The CQI-20 Guide was developed due to concerns expressed by automakers and suppliers about the ability to prevent problem recurrence. In fact, at the time of publication, corrective action (clause 8.5.2) was the top cause of ISO TS/16949 major nonconformities issued by certification bodies. This Practitioner Guide, along with the Effective Problem Solving Leader Guide, defines what must be done by an organization to address this concern.

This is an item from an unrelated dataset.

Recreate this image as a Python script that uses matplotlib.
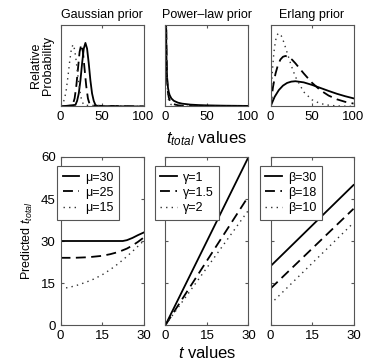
import matplotlib
matplotlib.use('Agg')
import matplotlib.pyplot as plt

plt.rcParams['font.family'] = ['Liberation Sans', 'DejaVu Sans']
plt.rcParams['mathtext.fontset'] = 'custom'
plt.rcParams['mathtext.rm'] = 'Liberation Sans'
plt.rcParams['mathtext.it'] = 'Liberation Sans:italic'

# ---- top row: priors ----
titles = ['Gaussian prior', 'Power\u2013law prior', 'Erlang prior']

gauss_x_30 = [0, 18, 20, 22, 24, 26, 28, 30, 32, 34, 36, 38, 40, 42, 44, 100]
gauss_y_30 = [0, 0.02, 0.07, 0.16, 0.32, 0.53, 0.71, 0.78, 0.71, 0.53, 0.32, 0.16, 0.07, 0.02, 0.005, 0]
gauss_x_25 = [0, 13, 15, 17, 19, 21, 23, 25, 27, 29, 31, 33, 35, 37, 100]
gauss_y_25 = [0, 0.01, 0.03, 0.10, 0.25, 0.46, 0.67, 0.76, 0.67, 0.46, 0.25, 0.10, 0.03, 0.01, 0]
gauss_x_15 = [0, 1, 3, 5, 7, 9, 11, 13, 15, 17, 19, 21, 23, 25, 27, 29, 100]
gauss_y_15 = [0.01, 0.015, 0.04, 0.10, 0.21, 0.37, 0.55, 0.70, 0.76, 0.70, 0.55, 0.37, 0.21, 0.10, 0.04, 0.015, 0]

pow_x = [0.6, 1, 1.5, 2, 3, 4, 5, 7, 10, 15, 20, 30, 40, 50, 70, 100]
pow_y_1 = [1.17, 0.7, 0.47, 0.35, 0.23, 0.175, 0.14, 0.10, 0.07, 0.047, 0.035, 0.023, 0.0175, 0.014, 0.01, 0.007]
pow_y_15 = [1.94, 0.9, 0.49, 0.32, 0.17, 0.11, 0.08, 0.049, 0.028, 0.015, 0.010, 0.0055, 0.0036, 0.0025, 0.0015, 0.0009]
pow_y_2 = [3.0, 1.1, 0.49, 0.275, 0.12, 0.069, 0.044, 0.022, 0.011, 0.005, 0.003, 0.0012, 0.0007, 0.0004, 0.0002, 0.0001]

erl_x_30 = [0, 5, 10, 15, 20, 25, 30, 40, 50, 60, 70, 80, 90, 100]
erl_y_30 = [0, 0.119, 0.201, 0.256, 0.289, 0.305, 0.31, 0.296, 0.265, 0.228, 0.191, 0.156, 0.126, 0.10]
erl_x_18 = [0, 3, 6, 9, 12, 15, 18, 22, 26, 30, 40, 50, 60, 70, 80, 90, 100]
erl_y_18 = [0, 0.238, 0.402, 0.511, 0.577, 0.61, 0.62, 0.607, 0.574, 0.53, 0.406, 0.291, 0.20, 0.134, 0.088, 0.057, 0.036]
erl_x_10 = [0, 2, 4, 6, 8, 10, 13, 16, 20, 25, 30, 40, 50, 60, 70, 80, 100]
erl_y_10 = [0, 0.40, 0.656, 0.806, 0.88, 0.9, 0.867, 0.79, 0.662, 0.502, 0.365, 0.179, 0.082, 0.036, 0.016, 0.007, 0.001]

# ---- bottom row: predictions ----
gp_t_30 = [0, 22.5, 24, 26, 28, 30]
gp_y_30 = [30, 30, 30.3, 31.1, 32.1, 33]
gp_t_25 = [0, 5, 10, 15, 18, 21, 24, 26, 28, 30]
gp_y_25 = [24, 24, 24.2, 24.7, 25.3, 26.1, 27.3, 28.4, 29.7, 31.2]
gp_t_15 = [0, 3, 6, 9, 12, 15, 18, 21, 24, 27, 30]
gp_y_15 = [13, 13.4, 14.2, 15.2, 16.4, 17.9, 19.8, 22, 24.5, 27.2, 30]

pp_t = [0, 30]
pp_y_1 = [0, 60]
pp_y_15 = [0, 46]
pp_y_2 = [0, 41]

ep_t = [0, 30]
ep_y_30 = [21, 50]
ep_y_18 = [13, 41.5]
ep_y_10 = [7.5, 36.5]

gauss_labels = ['\u03bc=30', '\u03bc=25', '\u03bc=15']
pow_labels = ['\u03b3=1', '\u03b3=1.5', '\u03b3=2']
erl_labels = ['\u03b2=30', '\u03b2=18', '\u03b2=10']

styles = [dict(ls='-', lw=1.3, color='black'),
          dict(ls=(0, (5.5, 3)), lw=1.3, color='black'),
          dict(ls=(0, (1, 3)), lw=1.0, color='#333333')]
spine_col = '#555555'

fig = plt.figure(figsize=(3.65, 3.61), dpi=100)

lefts = [0.1658, 0.4534, 0.7411]
w = 0.2274
top_axes = [fig.add_axes([l, 0.705, w, 0.2258]) for l in lefts]
bot_axes = [fig.add_axes([l, 0.0997, w, 0.4654]) for l in lefts]

top_data = [
    [(gauss_x_30, gauss_y_30), (gauss_x_25, gauss_y_25), (gauss_x_15, gauss_y_15)],
    [(pow_x, pow_y_1), (pow_x, pow_y_15), (pow_x, pow_y_2)],
    [(erl_x_30, erl_y_30), (erl_x_18, erl_y_18), (erl_x_10, erl_y_10)],
]
bot_data = [
    [(gp_t_30, gp_y_30), (gp_t_25, gp_y_25), (gp_t_15, gp_y_15)],
    [(pp_t, pp_y_1), (pp_t, pp_y_15), (pp_t, pp_y_2)],
    [(ep_t, ep_y_30), (ep_t, ep_y_18), (ep_t, ep_y_10)],
]
leg_labels = [gauss_labels, pow_labels, erl_labels]
leg_x = [-0.04, -0.13, -0.13]

for i, ax in enumerate(top_axes):
    for (x, y), st in zip(top_data[i], styles):
        ax.plot(x, y, **st)
    ax.set_xlim(0, 100)
    ax.set_ylim(0, 1)
    ax.set_xticks([0, 50, 100])
    ax.set_yticks([])
    ax.set_title(titles[i], fontsize=9, pad=5)
    ax.tick_params(axis='x', direction='in', length=2.5, labelsize=9.5, top=True, color=spine_col)
    for s in ax.spines.values():
        s.set_color(spine_col)
        s.set_linewidth(0.8)

top_axes[0].set_ylabel('Relative\nProbability', fontsize=9, linespacing=1.0)
top_axes[0].yaxis.set_label_coords(-0.08, 0.5)
top_axes[1].set_xlabel('$t_{total}$ values', fontsize=12, labelpad=4)

for i, ax in enumerate(bot_axes):
    for (x, y), st, lab in zip(bot_data[i], styles, leg_labels[i]):
        ax.plot(x, y, label=lab, **st)
    ax.set_xlim(0, 30)
    ax.set_ylim(0, 60)
    ax.set_xticks([0, 15, 30])
    ax.set_yticks([0, 15, 30, 45, 60])
    ax.tick_params(direction='in', length=2.5, labelsize=9.5, top=True, right=True, color=spine_col)
    if i > 0:
        ax.set_yticklabels([])
    for s in ax.spines.values():
        s.set_color(spine_col)
        s.set_linewidth(0.8)
    leg = ax.legend(loc='upper left', bbox_to_anchor=(leg_x[i], 0.946), borderaxespad=0,
                    fontsize=9, fancybox=False, framealpha=1, edgecolor=spine_col,
                    handlelength=1.3, handletextpad=0.5, labelspacing=0.25, borderpad=0.45)
    leg.get_frame().set_linewidth(0.8)

bot_axes[0].set_ylabel('Predicted $t_{total}$', fontsize=9)
bot_axes[1].set_xlabel('$t$ values', fontsize=12, labelpad=2)

fig.savefig('out.png', dpi=100)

We are all problem solvers at some level. Effective Problem Solving is applicable across an organization at all levels, from top management to the factory floor. This new CQI-20 Guide provides current automaker thinking on this evolving subject, with practical guidance in a more user-friendly format. The guidance is targeted for those who have to manage or implement complex problem solving, especially where the use of cross-functional teams is required.

Areas of CQI-20 emphasis include effective problem identification, moving beyond containment, knowing when to engage a supplier, selecting the best option among alternatives, what tools are most applicable in each stage of the process, and more. This Guide can help you eliminate complex recurring quality problems.

Effective Problem Solving Leader Guide (CQI-21) Quality pioneers Edwards Deming, Joseph Juran, and Phillip Crosby, among others, began their careers as quality practitioners. As their experience grew, they shifted their attention from the tools for quality to focus on top leadership and creating an organizational culture where quality can be nurtured and achieved. It is no different today.

Deming pointed out that the commitment of top management to quality and productivity is not enough. He said they must know what it is that they are committed to, that is, what they must do. These obligations cannot be delegated. Support is not enough. Action is required. The CQI-21 guide focuses on the leader’s role in establishing the culture for problem solving teams and effectively engaging with them to prevent problem recurrence (which results in poor quality and lost profitability).

Cost of Poor Quality (CQI-22) The new Cost of Poor Quality Guide (CQI-22) was in response to evidence that quality metrics expressed more in terms of money, the language of management, will continue to be a key driver of quality improvement. Quality pioneers Joe Juran and Phil Crosby advocated the use of Cost of Quality as the way to measure quality in an organization. Crosby noted that companies report on other functions, e.g., sales, inventory, and compensation in terms of money, but not quality.

Many companies waste up to 35% of their operating budgets doing things less efficiently than possible or by failing to capitalize on opportunities. The CQI-22 Guide will help identify and quantify where the inefficiencies exist, effectively communicate these deficiencies to upper management, and prioritize the actions needed for immediate operational improvement and reduction in variance.